WHAT THE EXERCISE ASKS: In this exercise, return the whole listing exactly, excluding any images.

SOURCE EXCERPT:
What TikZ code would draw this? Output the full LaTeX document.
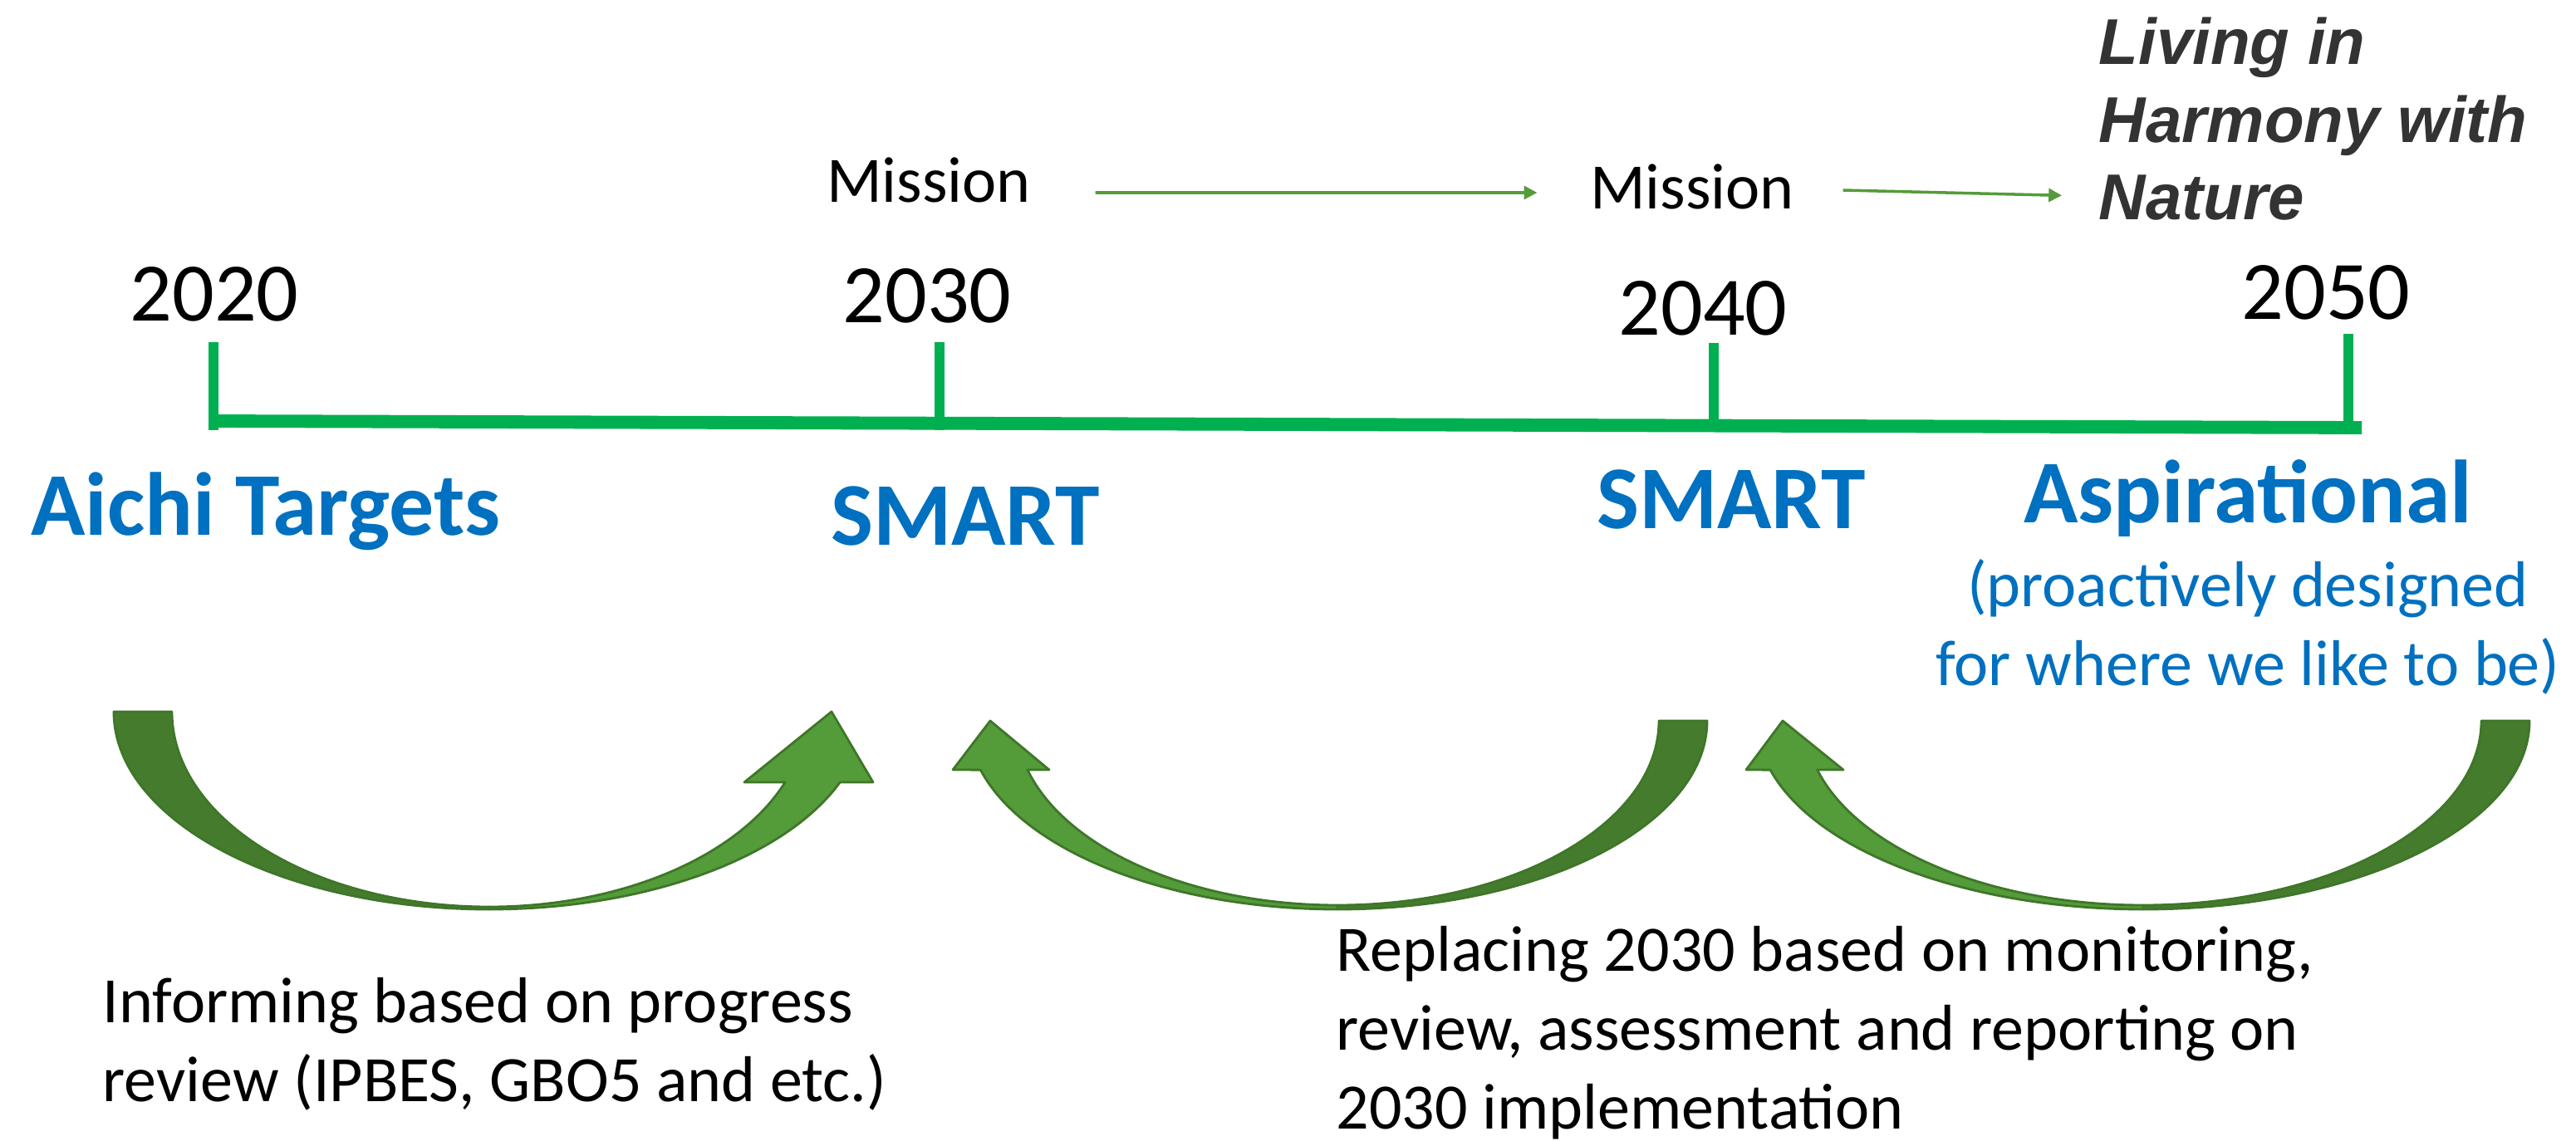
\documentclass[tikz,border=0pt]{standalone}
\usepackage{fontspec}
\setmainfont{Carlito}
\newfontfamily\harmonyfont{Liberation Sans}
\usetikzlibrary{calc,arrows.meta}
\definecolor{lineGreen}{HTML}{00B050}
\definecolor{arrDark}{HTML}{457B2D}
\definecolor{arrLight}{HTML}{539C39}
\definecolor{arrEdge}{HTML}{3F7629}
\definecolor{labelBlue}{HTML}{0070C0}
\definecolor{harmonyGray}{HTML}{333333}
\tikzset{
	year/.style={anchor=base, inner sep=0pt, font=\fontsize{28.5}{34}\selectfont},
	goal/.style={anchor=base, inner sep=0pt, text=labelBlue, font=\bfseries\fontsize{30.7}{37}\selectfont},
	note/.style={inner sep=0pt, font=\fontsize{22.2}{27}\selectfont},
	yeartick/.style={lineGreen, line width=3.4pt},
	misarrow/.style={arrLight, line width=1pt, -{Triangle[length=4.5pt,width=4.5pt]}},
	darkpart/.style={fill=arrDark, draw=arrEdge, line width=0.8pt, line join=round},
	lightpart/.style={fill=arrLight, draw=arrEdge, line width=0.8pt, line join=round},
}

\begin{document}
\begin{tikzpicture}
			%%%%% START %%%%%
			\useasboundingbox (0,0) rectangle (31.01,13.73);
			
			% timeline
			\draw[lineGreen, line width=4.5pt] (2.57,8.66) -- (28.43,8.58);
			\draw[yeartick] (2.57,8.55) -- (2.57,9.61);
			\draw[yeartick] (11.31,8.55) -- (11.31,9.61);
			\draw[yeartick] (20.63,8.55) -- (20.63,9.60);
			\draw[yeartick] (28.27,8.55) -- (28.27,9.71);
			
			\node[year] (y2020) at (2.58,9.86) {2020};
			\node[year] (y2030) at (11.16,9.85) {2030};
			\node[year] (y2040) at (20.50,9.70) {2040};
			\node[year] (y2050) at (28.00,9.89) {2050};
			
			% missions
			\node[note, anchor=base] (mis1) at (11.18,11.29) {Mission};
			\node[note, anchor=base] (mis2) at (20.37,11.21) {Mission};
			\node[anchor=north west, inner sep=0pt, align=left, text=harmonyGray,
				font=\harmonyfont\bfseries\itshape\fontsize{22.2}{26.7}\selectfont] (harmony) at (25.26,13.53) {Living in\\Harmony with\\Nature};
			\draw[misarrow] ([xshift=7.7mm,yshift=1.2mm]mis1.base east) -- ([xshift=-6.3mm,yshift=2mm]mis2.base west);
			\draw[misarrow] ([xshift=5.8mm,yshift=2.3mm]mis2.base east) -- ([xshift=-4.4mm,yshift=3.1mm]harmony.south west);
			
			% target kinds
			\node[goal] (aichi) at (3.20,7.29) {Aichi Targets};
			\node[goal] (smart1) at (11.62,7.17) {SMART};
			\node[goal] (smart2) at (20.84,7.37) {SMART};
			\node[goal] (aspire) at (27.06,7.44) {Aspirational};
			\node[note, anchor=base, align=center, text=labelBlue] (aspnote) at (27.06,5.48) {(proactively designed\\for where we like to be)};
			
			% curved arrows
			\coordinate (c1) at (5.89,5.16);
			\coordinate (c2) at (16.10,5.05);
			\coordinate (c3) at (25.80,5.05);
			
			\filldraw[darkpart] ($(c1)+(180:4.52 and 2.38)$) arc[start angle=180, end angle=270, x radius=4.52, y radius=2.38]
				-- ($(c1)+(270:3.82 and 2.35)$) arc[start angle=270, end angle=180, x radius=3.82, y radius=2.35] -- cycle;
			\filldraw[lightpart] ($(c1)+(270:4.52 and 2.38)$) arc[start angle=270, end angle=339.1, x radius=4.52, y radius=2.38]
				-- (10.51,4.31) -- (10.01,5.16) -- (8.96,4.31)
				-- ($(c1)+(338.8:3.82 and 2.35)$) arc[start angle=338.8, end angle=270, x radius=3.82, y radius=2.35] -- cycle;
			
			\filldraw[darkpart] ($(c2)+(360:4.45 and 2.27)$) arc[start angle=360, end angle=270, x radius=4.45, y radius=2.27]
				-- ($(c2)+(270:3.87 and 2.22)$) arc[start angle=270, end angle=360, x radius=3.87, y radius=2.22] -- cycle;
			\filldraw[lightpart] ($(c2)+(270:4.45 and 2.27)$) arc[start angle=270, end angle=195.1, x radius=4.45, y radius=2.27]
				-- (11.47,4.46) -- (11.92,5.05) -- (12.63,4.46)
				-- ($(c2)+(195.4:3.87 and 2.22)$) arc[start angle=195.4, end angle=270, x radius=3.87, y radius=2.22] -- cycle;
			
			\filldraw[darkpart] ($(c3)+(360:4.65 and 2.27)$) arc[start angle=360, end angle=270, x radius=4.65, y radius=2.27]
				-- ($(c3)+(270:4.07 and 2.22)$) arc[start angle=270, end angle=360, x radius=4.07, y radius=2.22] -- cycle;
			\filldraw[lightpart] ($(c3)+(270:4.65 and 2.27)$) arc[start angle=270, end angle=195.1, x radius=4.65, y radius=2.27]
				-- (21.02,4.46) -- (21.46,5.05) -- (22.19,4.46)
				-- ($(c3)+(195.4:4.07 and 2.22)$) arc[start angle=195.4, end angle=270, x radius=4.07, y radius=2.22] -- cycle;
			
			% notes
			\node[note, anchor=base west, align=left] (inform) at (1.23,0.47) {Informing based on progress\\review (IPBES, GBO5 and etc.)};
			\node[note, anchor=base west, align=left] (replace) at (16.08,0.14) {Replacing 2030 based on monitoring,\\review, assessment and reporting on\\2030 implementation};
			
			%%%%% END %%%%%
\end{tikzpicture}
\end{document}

SOLUTION TO THIS EXERCISE:
What TikZ code would draw this? Output the full LaTeX document.
\documentclass[tikz,border=0pt]{standalone}
\usepackage{fontspec}
\setmainfont{Carlito}
\newfontfamily\harmonyfont{Liberation Sans}
\usetikzlibrary{calc,arrows.meta}
\definecolor{lineGreen}{HTML}{00B050}
\definecolor{arrDark}{HTML}{457B2D}
\definecolor{arrLight}{HTML}{539C39}
\definecolor{arrEdge}{HTML}{3F7629}
\definecolor{labelBlue}{HTML}{0070C0}
\definecolor{harmonyGray}{HTML}{333333}
\tikzset{
	year/.style={anchor=base, inner sep=0pt, font=\fontsize{28.5}{34}\selectfont},
	goal/.style={anchor=base, inner sep=0pt, text=labelBlue, font=\bfseries\fontsize{30.7}{37}\selectfont},
	note/.style={inner sep=0pt, font=\fontsize{22.2}{27}\selectfont},
	yeartick/.style={lineGreen, line width=3.4pt},
	misarrow/.style={arrLight, line width=1pt, -{Triangle[length=4.5pt,width=4.5pt]}},
	darkpart/.style={fill=arrDark, draw=arrEdge, line width=0.8pt, line join=round},
	lightpart/.style={fill=arrLight, draw=arrEdge, line width=0.8pt, line join=round},
}

\begin{document}
\begin{tikzpicture}
			%%%%% START %%%%%
			\useasboundingbox (0,0) rectangle (31.01,13.73);
			
			% timeline
			\draw[lineGreen, line width=4.5pt] (2.57,8.66) -- (28.43,8.58);
			\draw[yeartick] (2.57,8.55) -- (2.57,9.61);
			\draw[yeartick] (11.31,8.55) -- (11.31,9.61);
			\draw[yeartick] (20.63,8.55) -- (20.63,9.60);
			\draw[yeartick] (28.27,8.55) -- (28.27,9.71);
			
			\node[year] (y2020) at (2.58,9.86) {2020};
			\node[year] (y2030) at (11.16,9.85) {2030};
			\node[year] (y2040) at (20.50,9.70) {2040};
			\node[year] (y2050) at (28.00,9.89) {2050};
			
			% missions
			\node[note, anchor=base] (mis1) at (11.18,11.29) {Mission};
			\node[note, anchor=base] (mis2) at (20.37,11.21) {Mission};
			\node[anchor=north west, inner sep=0pt, align=left, text=harmonyGray,
				font=\harmonyfont\bfseries\itshape\fontsize{22.2}{26.7}\selectfont] (harmony) at (25.26,13.53) {Living in\\Harmony with\\Nature};
			\draw[misarrow] ([xshift=7.7mm,yshift=1.2mm]mis1.base east) -- ([xshift=-6.3mm,yshift=2mm]mis2.base west);
			\draw[misarrow] ([xshift=5.8mm,yshift=2.3mm]mis2.base east) -- ([xshift=-4.4mm,yshift=3.1mm]harmony.south west);
			
			% target kinds
			\node[goal] (aichi) at (3.20,7.29) {Aichi Targets};
			\node[goal] (smart1) at (11.62,7.17) {SMART};
			\node[goal] (smart2) at (20.84,7.37) {SMART};
			\node[goal] (aspire) at (27.06,7.44) {Aspirational};
			\node[note, anchor=base, align=center, text=labelBlue] (aspnote) at (27.06,5.48) {(proactively designed\\for where we like to be)};
			
			% curved arrows
			\coordinate (c1) at (5.89,5.16);
			\coordinate (c2) at (16.10,5.05);
			\coordinate (c3) at (25.80,5.05);
			
			\filldraw[darkpart] ($(c1)+(180:4.52 and 2.38)$) arc[start angle=180, end angle=270, x radius=4.52, y radius=2.38]
				-- ($(c1)+(270:3.82 and 2.35)$) arc[start angle=270, end angle=180, x radius=3.82, y radius=2.35] -- cycle;
			\filldraw[lightpart] ($(c1)+(270:4.52 and 2.38)$) arc[start angle=270, end angle=339.1, x radius=4.52, y radius=2.38]
				-- (10.51,4.31) -- (10.01,5.16) -- (8.96,4.31)
				-- ($(c1)+(338.8:3.82 and 2.35)$) arc[start angle=338.8, end angle=270, x radius=3.82, y radius=2.35] -- cycle;
			
			\filldraw[darkpart] ($(c2)+(360:4.45 and 2.27)$) arc[start angle=360, end angle=270, x radius=4.45, y radius=2.27]
				-- ($(c2)+(270:3.87 and 2.22)$) arc[start angle=270, end angle=360, x radius=3.87, y radius=2.22] -- cycle;
			\filldraw[lightpart] ($(c2)+(270:4.45 and 2.27)$) arc[start angle=270, end angle=195.1, x radius=4.45, y radius=2.27]
				-- (11.47,4.46) -- (11.92,5.05) -- (12.63,4.46)
				-- ($(c2)+(195.4:3.87 and 2.22)$) arc[start angle=195.4, end angle=270, x radius=3.87, y radius=2.22] -- cycle;
			
			\filldraw[darkpart] ($(c3)+(360:4.65 and 2.27)$) arc[start angle=360, end angle=270, x radius=4.65, y radius=2.27]
				-- ($(c3)+(270:4.07 and 2.22)$) arc[start angle=270, end angle=360, x radius=4.07, y radius=2.22] -- cycle;
			\filldraw[lightpart] ($(c3)+(270:4.65 and 2.27)$) arc[start angle=270, end angle=195.1, x radius=4.65, y radius=2.27]
				-- (21.02,4.46) -- (21.46,5.05) -- (22.19,4.46)
				-- ($(c3)+(195.4:4.07 and 2.22)$) arc[start angle=195.4, end angle=270, x radius=4.07, y radius=2.22] -- cycle;
			
			% notes
			\node[note, anchor=base west, align=left] (inform) at (1.23,0.47) {Informing based on progress\\review (IPBES, GBO5 and etc.)};
			\node[note, anchor=base west, align=left] (replace) at (16.08,0.14) {Replacing 2030 based on monitoring,\\review, assessment and reporting on\\2030 implementation};
			
			%%%%% END %%%%%
\end{tikzpicture}
\end{document}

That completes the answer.